▸ Stated task
Retype, exactly as they stand, the lines from the start of the data to the line that contains "acquired_nesi_err = [36000, 24000, 9500]", both ends included. Leave the pictures out.

● ● ● ●

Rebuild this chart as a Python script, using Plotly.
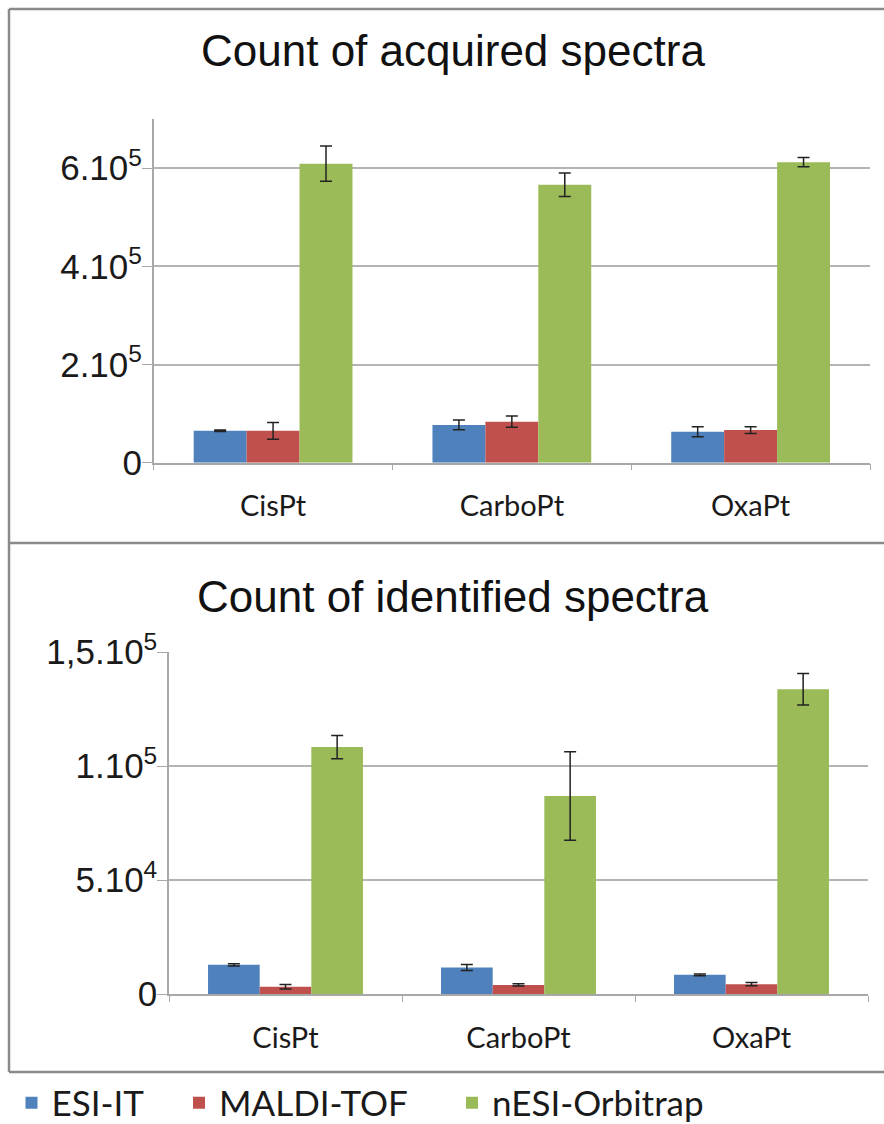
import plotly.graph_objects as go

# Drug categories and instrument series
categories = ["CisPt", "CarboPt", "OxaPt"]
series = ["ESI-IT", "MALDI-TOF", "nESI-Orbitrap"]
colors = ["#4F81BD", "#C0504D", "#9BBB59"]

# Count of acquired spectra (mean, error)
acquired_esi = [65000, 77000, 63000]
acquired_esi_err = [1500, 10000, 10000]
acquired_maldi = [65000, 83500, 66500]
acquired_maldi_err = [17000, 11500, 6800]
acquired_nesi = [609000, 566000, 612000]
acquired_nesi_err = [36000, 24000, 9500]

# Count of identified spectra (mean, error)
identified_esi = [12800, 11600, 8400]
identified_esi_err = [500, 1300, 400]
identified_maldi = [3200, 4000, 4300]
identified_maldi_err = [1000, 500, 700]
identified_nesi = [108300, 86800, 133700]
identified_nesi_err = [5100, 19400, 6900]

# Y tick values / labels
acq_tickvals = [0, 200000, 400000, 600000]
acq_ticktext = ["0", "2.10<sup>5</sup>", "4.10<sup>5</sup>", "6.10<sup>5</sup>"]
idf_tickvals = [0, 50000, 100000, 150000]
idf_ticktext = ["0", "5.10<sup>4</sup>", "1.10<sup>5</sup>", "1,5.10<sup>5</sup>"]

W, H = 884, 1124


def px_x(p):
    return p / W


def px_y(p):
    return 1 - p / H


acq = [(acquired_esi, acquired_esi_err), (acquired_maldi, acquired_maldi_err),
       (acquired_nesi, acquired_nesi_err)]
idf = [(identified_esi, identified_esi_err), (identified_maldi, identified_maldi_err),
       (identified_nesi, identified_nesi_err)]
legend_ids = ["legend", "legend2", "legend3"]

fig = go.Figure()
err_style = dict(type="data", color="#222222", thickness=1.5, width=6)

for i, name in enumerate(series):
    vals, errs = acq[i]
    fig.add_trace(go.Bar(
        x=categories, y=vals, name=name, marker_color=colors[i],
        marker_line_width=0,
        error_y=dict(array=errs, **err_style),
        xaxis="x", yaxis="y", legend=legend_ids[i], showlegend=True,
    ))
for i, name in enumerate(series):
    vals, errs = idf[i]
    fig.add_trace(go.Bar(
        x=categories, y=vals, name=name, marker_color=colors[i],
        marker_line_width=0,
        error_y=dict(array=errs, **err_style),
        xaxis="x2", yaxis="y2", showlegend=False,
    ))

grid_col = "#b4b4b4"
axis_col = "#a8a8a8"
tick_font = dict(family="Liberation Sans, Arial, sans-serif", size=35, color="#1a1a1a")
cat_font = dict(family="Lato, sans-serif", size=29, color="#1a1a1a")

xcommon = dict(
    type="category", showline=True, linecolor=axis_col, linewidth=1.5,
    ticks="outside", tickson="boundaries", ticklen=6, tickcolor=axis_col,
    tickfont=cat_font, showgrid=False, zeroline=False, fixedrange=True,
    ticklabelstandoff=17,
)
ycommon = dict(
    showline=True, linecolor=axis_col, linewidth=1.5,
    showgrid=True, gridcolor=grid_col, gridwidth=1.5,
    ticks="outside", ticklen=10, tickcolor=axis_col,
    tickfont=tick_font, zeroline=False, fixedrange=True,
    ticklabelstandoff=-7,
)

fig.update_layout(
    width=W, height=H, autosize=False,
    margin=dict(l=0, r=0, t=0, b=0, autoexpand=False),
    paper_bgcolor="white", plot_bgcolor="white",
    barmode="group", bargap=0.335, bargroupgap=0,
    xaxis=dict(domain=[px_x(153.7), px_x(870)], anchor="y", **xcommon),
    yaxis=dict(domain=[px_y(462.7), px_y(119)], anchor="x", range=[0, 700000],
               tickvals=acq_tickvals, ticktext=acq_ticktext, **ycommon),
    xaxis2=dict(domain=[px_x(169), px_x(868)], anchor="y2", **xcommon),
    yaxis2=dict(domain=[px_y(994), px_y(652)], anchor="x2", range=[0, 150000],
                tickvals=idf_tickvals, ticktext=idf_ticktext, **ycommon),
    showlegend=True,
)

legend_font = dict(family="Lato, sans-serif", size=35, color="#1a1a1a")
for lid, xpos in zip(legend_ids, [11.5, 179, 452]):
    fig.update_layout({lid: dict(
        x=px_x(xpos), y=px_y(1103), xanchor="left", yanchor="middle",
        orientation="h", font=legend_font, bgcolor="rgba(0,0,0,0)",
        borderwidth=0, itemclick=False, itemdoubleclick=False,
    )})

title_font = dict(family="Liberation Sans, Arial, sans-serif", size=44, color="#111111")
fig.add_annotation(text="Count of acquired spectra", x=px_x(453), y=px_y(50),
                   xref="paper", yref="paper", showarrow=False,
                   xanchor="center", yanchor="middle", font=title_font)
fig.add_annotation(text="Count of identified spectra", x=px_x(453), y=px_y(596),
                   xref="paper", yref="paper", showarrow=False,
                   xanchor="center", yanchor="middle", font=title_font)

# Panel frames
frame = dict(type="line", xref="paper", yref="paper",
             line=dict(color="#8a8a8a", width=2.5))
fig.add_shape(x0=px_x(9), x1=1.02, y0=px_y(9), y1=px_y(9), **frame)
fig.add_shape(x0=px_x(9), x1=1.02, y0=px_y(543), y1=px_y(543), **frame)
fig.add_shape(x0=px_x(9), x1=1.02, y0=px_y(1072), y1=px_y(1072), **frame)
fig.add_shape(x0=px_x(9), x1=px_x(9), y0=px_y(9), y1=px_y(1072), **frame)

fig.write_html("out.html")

● ● ● ●

▸ Answer to the problem
Rebuild this chart as a Python script, using Plotly.
import plotly.graph_objects as go

# Drug categories and instrument series
categories = ["CisPt", "CarboPt", "OxaPt"]
series = ["ESI-IT", "MALDI-TOF", "nESI-Orbitrap"]
colors = ["#4F81BD", "#C0504D", "#9BBB59"]

# Count of acquired spectra (mean, error)
acquired_esi = [65000, 77000, 63000]
acquired_esi_err = [1500, 10000, 10000]
acquired_maldi = [65000, 83500, 66500]
acquired_maldi_err = [17000, 11500, 6800]
acquired_nesi = [609000, 566000, 612000]
acquired_nesi_err = [36000, 24000, 9500]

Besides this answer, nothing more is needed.